Q: Why are VCs favoring infrastructure companies like Baseten over AI applications?

Infrastructure plays offer multiple risk-mitigation advantages: they benefit from platform shifts regardless of which specific applications win, typically command higher gross margins, and generate recurring revenue through usage-based pricing. Additionally, enterprise customers increasingly demand solutions that integrate with existing cloud architectures rather than standalone AI features, making infrastructure layers more defensible against rapid commoditization.

Q: Should founders be concerned about a potential funding downturn?

Historical patterns suggest that concentrated capital deployment often precedes correction phases, particularly when valuations decouple from revenue fundamentals. Founders with 18-24 months of runway should consider preemptive extension rounds, while those approaching fundraising should accelerate timelines. The companies most vulnerable are those with high burn rates and unproven unit economics, as later-stage investors are already applying greater scrutiny to path-to-profitability metrics.

Q: What role are corporate venture arms playing in this funding surge?

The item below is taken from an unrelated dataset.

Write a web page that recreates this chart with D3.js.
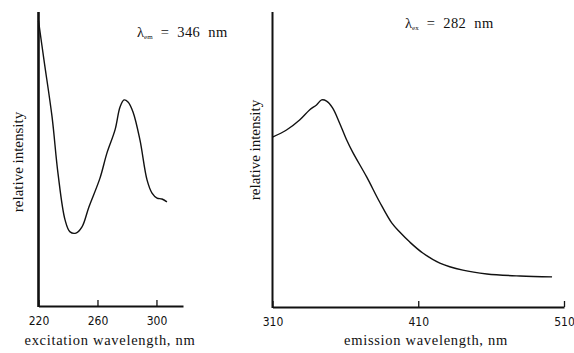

Strategic investors including Nvidia, Google, and Amazon now participate in approximately 40% of large AI rounds, up from 15% in 2020. Their involvement extends beyond capital to encompass compute credits, distribution partnerships, and preferred vendor status. This trend creates both opportunities and dependencies—startups gain competitive resources but may face constraints on future strategic flexibility and acquisition options.